Having been sponsoring a child for three years, he recognized the World Vision logo on a runner’s jersey during that race. He remembers thinking, “Wow, I can run for these guys. This is awesome!”
A few weeks later he saw a church colleague also wearing a Team World Vision shirt and asked him if he knew whether they were hiring. One resume and several conversations later, Paul was hired on to oversee Team World Vision’s efforts in Texas.
He works alone, utilizing corporate and church volunteer partners to help spread the word and organize participants. Team World Vision in Dallas includes 600 runners in two races, the October 22nd “13.1 Dallas Half Marathon and 5 Mile Benefiting World Vision” and the December 4th White Rock Marathon.
Assuming interested runners have already been training, they are invited to join Team World Vision at any time up to one week before the marathon. Paul encourages runners to sign up sooner to ensure they get in the race before registration is closed.
Many churches will partner with Team World Vision as volunteer coordinators, gathering teams of runners from within their own church body or neighborhood. One local church in the Dallas area has registered 110 runners and raised close to $1 million.
Other organizations join the fun too: Women of Faith is headquartered in Dallas, and their staff formed a team of around 10 runners who raised over $7,000 last year and will be running again this year.
Another unique group is the team of homeless women, sponsored by some local Dallas churches, who will run in the 5K race on October 22nd. Cheering them on will be a group of women from a local jail who are coming to the 5K to pray for the homeless women’s team while they race.
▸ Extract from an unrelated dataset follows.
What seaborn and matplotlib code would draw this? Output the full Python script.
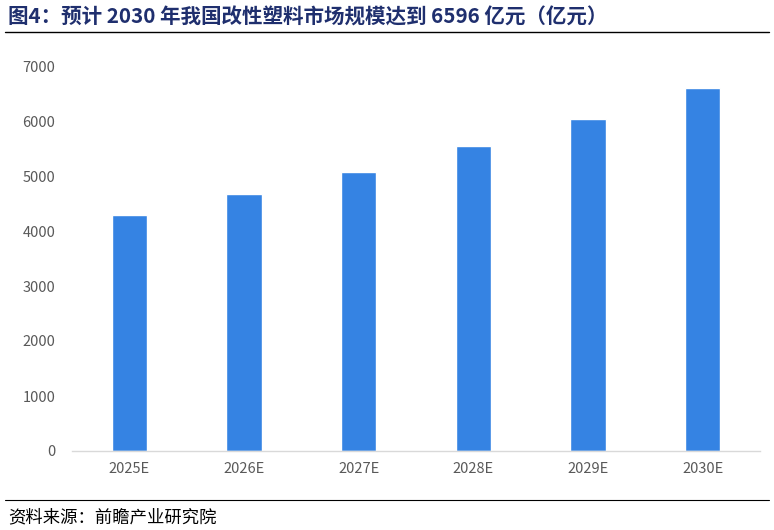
import matplotlib
matplotlib.use("Agg")
import matplotlib.pyplot as plt
import pandas as pd
import seaborn as sns
from matplotlib.lines import Line2D

years = ["2025E", "2026E", "2027E", "2028E", "2029E", "2030E"]
values = [4300, 4670, 5080, 5540, 6040, 6596]
yticks = [0, 1000, 2000, 3000, 4000, 5000, 6000, 7000]

title = "图4：预计 2030 年我国改性塑料市场规模达到 6596 亿元（亿元）"
source = "资料来源：前瞻产业研究院"

sns.set_theme(style="white")
plt.rcParams['font.family'] = ['Noto Sans CJK SC', 'DejaVu Sans']

df = pd.DataFrame({"year": years, "value": values})

fig = plt.figure(figsize=(7.74, 5.30), dpi=100)
ax = fig.add_axes([72 / 774, 1 - 451 / 530, 688 / 774, 385 / 530])

sns.barplot(data=df, x="year", y="value", color="#3583E3", width=0.31,
            saturation=1, ax=ax)

ax.set_ylim(0, 7000)
ax.set_yticks(yticks)
ax.set_xlabel("")
ax.set_ylabel("")
ax.tick_params(axis="both", labelsize=10.5, colors="#595959", length=0)
ax.tick_params(axis="y", pad=12)
ax.tick_params(axis="x", pad=8)
for s in ["top", "right", "left"]:
    ax.spines[s].set_visible(False)
ax.spines["bottom"].set_color("#D9D9D9")
ax.spines["bottom"].set_linewidth(1)

# title and source
fig.text(8 / 774, 1 - 17 / 530, title, fontsize=14.8, fontweight="bold",
         color="#1F2F6E", va="center", ha="left")
fig.add_artist(Line2D([5 / 774, 769 / 774], [1 - 32 / 530, 1 - 32 / 530],
                      color="black", lw=1, transform=fig.transFigure))
fig.add_artist(Line2D([5 / 774, 769 / 774], [1 - 500 / 530, 1 - 500 / 530],
                      color="black", lw=0.8, transform=fig.transFigure))
fig.text(8 / 774, 1 - 517 / 530, source, fontsize=12.5, color="black",
         va="center", ha="left")

fig.savefig("out.png", dpi=100)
“My prayer is that these races will bring healing to participants,” says Paul. “I’ve shared Christ so many times while running. Running breaks down a lot of preconceived barriers that people might bring. There a lot of ministry opportunities going on.”
Going the Extra Mile
Back in Chicago, Michael and his team prepare for a wild weekend and an extra-long race. Why run 100 miles? Because for every mile they run, they’ve gathered at least $50 that goes toward the regular support of an African child.
Michael’s goal is to raise enough support for 400 children.
Originally posted on October 7, 2011.